[SUPPLIED DATA]:
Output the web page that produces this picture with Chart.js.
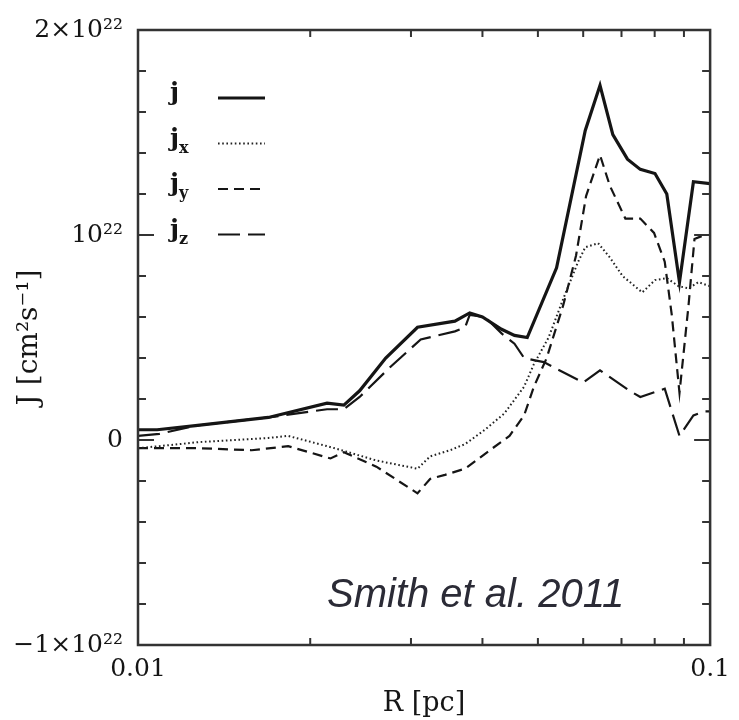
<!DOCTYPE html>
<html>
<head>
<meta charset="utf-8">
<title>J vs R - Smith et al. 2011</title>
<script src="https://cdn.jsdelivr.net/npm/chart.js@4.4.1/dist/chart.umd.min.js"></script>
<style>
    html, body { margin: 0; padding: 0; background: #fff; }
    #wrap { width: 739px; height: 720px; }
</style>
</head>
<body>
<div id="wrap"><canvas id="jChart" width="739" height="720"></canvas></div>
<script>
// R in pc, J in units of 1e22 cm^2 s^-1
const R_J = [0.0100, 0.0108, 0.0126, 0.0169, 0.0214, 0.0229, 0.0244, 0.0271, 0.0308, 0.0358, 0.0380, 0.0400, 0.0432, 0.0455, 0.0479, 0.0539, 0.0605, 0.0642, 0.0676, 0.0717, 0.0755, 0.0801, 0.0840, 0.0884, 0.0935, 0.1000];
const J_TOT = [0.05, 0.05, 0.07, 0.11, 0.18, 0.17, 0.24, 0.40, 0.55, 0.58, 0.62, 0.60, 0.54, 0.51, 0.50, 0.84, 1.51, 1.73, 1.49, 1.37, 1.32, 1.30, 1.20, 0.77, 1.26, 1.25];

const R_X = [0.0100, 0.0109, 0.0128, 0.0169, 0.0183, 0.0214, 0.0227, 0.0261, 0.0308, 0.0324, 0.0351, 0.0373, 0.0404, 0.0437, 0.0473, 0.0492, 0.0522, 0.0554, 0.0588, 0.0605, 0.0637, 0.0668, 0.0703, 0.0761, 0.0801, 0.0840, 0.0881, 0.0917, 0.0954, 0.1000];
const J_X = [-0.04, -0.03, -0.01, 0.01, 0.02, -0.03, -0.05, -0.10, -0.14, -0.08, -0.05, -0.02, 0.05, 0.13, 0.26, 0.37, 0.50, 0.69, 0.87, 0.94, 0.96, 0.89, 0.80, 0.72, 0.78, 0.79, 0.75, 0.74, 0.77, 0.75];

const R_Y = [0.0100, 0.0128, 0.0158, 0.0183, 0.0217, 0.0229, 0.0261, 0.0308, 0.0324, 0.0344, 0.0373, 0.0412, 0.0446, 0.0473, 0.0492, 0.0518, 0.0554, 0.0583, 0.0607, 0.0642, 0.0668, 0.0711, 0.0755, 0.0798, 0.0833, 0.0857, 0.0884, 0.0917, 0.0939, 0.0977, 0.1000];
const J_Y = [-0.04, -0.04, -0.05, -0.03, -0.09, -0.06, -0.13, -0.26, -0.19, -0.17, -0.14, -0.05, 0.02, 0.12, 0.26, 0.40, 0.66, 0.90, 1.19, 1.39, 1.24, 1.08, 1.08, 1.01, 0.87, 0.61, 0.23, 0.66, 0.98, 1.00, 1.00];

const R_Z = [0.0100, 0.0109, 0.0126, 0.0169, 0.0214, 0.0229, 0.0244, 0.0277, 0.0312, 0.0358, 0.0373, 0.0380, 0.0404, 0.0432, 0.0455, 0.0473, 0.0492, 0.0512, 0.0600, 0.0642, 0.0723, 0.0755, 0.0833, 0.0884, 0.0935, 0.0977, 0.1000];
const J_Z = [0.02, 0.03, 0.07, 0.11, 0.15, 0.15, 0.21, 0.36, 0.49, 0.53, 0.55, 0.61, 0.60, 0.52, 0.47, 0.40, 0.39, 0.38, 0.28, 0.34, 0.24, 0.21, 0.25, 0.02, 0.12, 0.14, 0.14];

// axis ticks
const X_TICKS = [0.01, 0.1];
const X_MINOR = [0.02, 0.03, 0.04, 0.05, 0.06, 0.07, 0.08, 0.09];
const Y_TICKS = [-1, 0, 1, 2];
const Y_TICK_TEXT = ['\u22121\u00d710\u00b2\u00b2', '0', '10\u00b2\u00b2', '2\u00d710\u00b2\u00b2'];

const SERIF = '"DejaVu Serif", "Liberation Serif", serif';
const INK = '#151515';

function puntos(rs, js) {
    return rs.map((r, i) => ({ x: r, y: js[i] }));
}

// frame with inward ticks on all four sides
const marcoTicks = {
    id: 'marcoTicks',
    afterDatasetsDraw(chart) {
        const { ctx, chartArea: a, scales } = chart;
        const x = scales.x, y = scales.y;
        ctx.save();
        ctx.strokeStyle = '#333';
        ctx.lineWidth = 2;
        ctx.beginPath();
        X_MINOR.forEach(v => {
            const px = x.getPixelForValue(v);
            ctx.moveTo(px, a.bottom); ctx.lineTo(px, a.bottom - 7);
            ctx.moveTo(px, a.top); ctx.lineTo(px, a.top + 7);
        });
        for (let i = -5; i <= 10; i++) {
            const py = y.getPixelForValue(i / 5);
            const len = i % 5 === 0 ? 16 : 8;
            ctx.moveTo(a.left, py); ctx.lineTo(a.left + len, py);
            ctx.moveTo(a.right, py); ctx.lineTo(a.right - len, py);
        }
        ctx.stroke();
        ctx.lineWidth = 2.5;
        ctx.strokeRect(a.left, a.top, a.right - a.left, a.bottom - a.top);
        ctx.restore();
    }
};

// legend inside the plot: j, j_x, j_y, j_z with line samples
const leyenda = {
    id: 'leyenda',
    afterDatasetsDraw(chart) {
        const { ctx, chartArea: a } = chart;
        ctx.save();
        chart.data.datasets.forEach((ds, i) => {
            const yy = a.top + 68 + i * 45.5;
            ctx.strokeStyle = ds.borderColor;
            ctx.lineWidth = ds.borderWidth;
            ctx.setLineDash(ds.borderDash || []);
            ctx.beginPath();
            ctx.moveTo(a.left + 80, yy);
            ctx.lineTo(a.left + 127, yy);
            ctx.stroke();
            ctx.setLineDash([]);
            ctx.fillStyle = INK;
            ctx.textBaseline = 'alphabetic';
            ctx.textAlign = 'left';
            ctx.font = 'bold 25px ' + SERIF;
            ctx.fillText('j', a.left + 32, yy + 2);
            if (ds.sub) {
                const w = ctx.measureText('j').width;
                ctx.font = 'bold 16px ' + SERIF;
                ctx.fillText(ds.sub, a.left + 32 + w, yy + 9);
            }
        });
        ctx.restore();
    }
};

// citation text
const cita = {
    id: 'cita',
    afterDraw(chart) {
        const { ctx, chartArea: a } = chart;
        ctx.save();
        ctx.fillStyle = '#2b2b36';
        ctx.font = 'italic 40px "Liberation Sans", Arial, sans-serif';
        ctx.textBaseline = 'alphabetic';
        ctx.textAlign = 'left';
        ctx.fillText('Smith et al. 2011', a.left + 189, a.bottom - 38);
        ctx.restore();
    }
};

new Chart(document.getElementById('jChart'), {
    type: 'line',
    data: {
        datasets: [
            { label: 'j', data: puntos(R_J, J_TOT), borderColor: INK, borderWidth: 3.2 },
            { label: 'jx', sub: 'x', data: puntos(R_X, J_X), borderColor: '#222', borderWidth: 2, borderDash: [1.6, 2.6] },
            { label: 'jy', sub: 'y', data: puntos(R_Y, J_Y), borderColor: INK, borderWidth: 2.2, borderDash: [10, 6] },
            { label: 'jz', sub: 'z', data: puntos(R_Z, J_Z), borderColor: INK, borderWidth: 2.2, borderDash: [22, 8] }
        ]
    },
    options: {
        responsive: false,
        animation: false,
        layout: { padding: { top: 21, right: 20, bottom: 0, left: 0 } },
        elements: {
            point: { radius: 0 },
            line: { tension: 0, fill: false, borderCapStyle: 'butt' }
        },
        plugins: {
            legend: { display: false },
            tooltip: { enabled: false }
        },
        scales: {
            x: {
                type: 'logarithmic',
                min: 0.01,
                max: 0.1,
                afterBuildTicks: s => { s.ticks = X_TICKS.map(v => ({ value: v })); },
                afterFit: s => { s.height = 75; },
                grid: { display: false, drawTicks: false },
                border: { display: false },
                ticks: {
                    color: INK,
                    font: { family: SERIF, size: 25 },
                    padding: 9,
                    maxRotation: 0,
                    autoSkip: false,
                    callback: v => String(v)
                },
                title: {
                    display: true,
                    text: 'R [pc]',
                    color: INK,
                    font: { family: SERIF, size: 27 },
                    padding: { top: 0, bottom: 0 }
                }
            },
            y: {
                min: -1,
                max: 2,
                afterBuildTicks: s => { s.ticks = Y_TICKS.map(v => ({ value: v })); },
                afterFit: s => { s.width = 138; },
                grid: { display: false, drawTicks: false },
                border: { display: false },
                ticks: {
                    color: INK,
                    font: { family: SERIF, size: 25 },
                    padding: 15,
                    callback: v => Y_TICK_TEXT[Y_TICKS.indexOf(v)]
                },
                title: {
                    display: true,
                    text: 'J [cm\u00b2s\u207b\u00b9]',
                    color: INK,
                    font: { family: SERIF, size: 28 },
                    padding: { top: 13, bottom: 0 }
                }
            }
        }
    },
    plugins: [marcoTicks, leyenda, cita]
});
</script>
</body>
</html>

[DIRECTION]: Copy nothing but the lines from the first one in the listing through the line with "0.98, 1.00, 1.00];", and omit the pictures.

[SOLUTION FOR THIS EXERCISE]:
Output the web page that produces this picture with Chart.js.
<!DOCTYPE html>
<html>
<head>
<meta charset="utf-8">
<title>J vs R - Smith et al. 2011</title>
<script src="https://cdn.jsdelivr.net/npm/chart.js@4.4.1/dist/chart.umd.min.js"></script>
<style>
    html, body { margin: 0; padding: 0; background: #fff; }
    #wrap { width: 739px; height: 720px; }
</style>
</head>
<body>
<div id="wrap"><canvas id="jChart" width="739" height="720"></canvas></div>
<script>
// R in pc, J in units of 1e22 cm^2 s^-1
const R_J = [0.0100, 0.0108, 0.0126, 0.0169, 0.0214, 0.0229, 0.0244, 0.0271, 0.0308, 0.0358, 0.0380, 0.0400, 0.0432, 0.0455, 0.0479, 0.0539, 0.0605, 0.0642, 0.0676, 0.0717, 0.0755, 0.0801, 0.0840, 0.0884, 0.0935, 0.1000];
const J_TOT = [0.05, 0.05, 0.07, 0.11, 0.18, 0.17, 0.24, 0.40, 0.55, 0.58, 0.62, 0.60, 0.54, 0.51, 0.50, 0.84, 1.51, 1.73, 1.49, 1.37, 1.32, 1.30, 1.20, 0.77, 1.26, 1.25];

const R_X = [0.0100, 0.0109, 0.0128, 0.0169, 0.0183, 0.0214, 0.0227, 0.0261, 0.0308, 0.0324, 0.0351, 0.0373, 0.0404, 0.0437, 0.0473, 0.0492, 0.0522, 0.0554, 0.0588, 0.0605, 0.0637, 0.0668, 0.0703, 0.0761, 0.0801, 0.0840, 0.0881, 0.0917, 0.0954, 0.1000];
const J_X = [-0.04, -0.03, -0.01, 0.01, 0.02, -0.03, -0.05, -0.10, -0.14, -0.08, -0.05, -0.02, 0.05, 0.13, 0.26, 0.37, 0.50, 0.69, 0.87, 0.94, 0.96, 0.89, 0.80, 0.72, 0.78, 0.79, 0.75, 0.74, 0.77, 0.75];

const R_Y = [0.0100, 0.0128, 0.0158, 0.0183, 0.0217, 0.0229, 0.0261, 0.0308, 0.0324, 0.0344, 0.0373, 0.0412, 0.0446, 0.0473, 0.0492, 0.0518, 0.0554, 0.0583, 0.0607, 0.0642, 0.0668, 0.0711, 0.0755, 0.0798, 0.0833, 0.0857, 0.0884, 0.0917, 0.0939, 0.0977, 0.1000];
const J_Y = [-0.04, -0.04, -0.05, -0.03, -0.09, -0.06, -0.13, -0.26, -0.19, -0.17, -0.14, -0.05, 0.02, 0.12, 0.26, 0.40, 0.66, 0.90, 1.19, 1.39, 1.24, 1.08, 1.08, 1.01, 0.87, 0.61, 0.23, 0.66, 0.98, 1.00, 1.00];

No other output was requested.